War Is Too Important to Be Left to the Generals
Jun 10, 2002, Vol. 7, No. 38 • By MICHAEL BARONE
EVERY SO OFTEN a book appears just at the moment when it is most needed--even though that moment was entirely unpredicted.
Such a book is Eliot Cohen's "Supreme Command," a superb study of civilian commanders in chief in times of war by the nation's leading scholar of military-civilian relations. The book was planned when Cohen was teaching at the Naval War College in the 1980s, but it appears as George W. Bush is faced with the most difficult and momentous decisions in our war against terrorism.
Cohen's subject is the relation between civilian commanders in chief and their military leaders. His examples of great civilian statesmanship are Abraham Lincoln in the Civil War, Georges Clemenceau in World War I, Winston Churchill in World War II, and David Ben Gurion in Israel's war for independence. And the lessons he draws from their experiences are in important cases the opposite of the lessons that most Americans--notably George W. Bush and Colin Powell--seem to have drawn from our recent history. If Cohen is right, George W. Bush needs to be more like Lincoln and Clemenceau, Churchill and Ben Gurion, if he is to lead us effectively to victory in this difficult and unprecedented war.
Cohen challenges the long-held view that military strategy should be a sphere wholly apart from civilian leadership. The model, set out by Samuel Huntington among others, is that military strategy is a matter of technical expertise, which must inevitably be degraded by civilian influence; the commander in chief is to set the goal, and the military is to decide how to get there. Civilian non-interference in things military is thus, in this view, the corollary of military non-interference in things civilian (and hence political).
Things seldom work this way. Certainly the military in none of the societies Cohen studies threatened the principle of civilian control; there were no coups, no mutinies, no serious threats of either. But the great civilian war statesmen did interfere in things military. And this was unavoidable. The goals of the military--the definitions of victory--are ultimately political questions; as Churchill wrote in 1923, "The distinction between politics and strategy diminishes as the point of view is raised. At the summit true politics and strategy are one." Not even military professionals have real practice employing military tactics: They spend most of their careers not fighting. "It is quite true that conventional war can hardly be made by complete amateurs," Cohen concludes, "yet neither can it be handed over to the professionals."

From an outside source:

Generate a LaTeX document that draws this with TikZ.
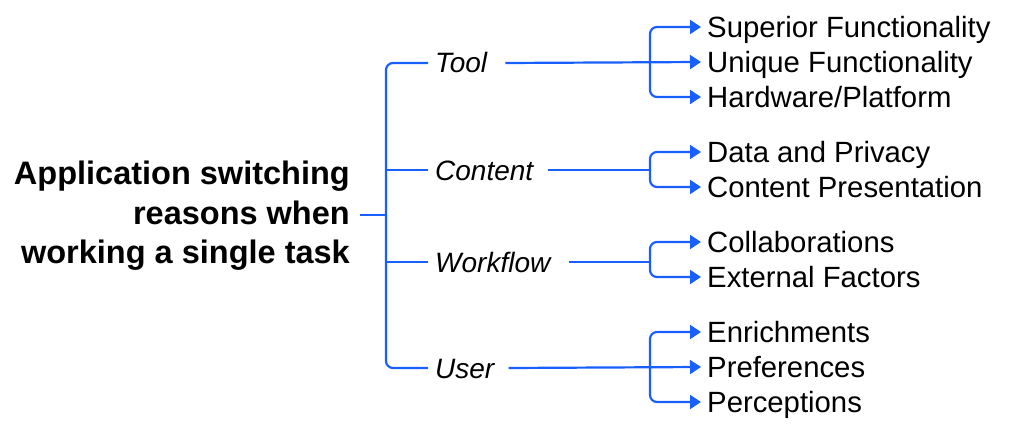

Abraham Lincoln came to the presidency in 1861 with little military experience; he served in the Black Hawk War in 1832, and, as a one-term member of the House, he opposed the Mexican War in the 1840s. But once he became president, he did not hesitate to fire his generals until he found ones he liked, and from the beginning of the Civil War--in his ignoring of the generals who did not want to reprovision Fort Sumter--he was willing to reject the military's advice. And he issued to his generals, often on a daily basis, detailed orders that he took care to see were obeyed. He also took an interest in military technology, which resulted in use of the breech-loading rifle and improved naval ordnance. More to the point, Lincoln developed an overarching strategy for a conflict whose extent and course no one anticipated. And at the same time, he was able to adapt to events as they happened. To the end, he kept control, sharply forbidding Grant, for example, from entering into any negotiations with Lee except for the Confederates' surrender.
WINSTON CHURCHILL for Cohen is "the twentieth-century war statesman par excellence." Like Lincoln, Churchill was hated by his generals. (Lord Alanbrooke said he "has only got half the picture in his mind, talks absurdities and makes my blood boil to listen to his nonsense," and when in 1957 he spoke in praise of his three service chiefs at a victory dinner, none of the three had a word of praise for him. It didn't help that they had to get up early and Churchill kept them up till late at night.) Churchill was seen as unstable, given to flights of enthusiasm, undisciplined, meddling in what was not his business.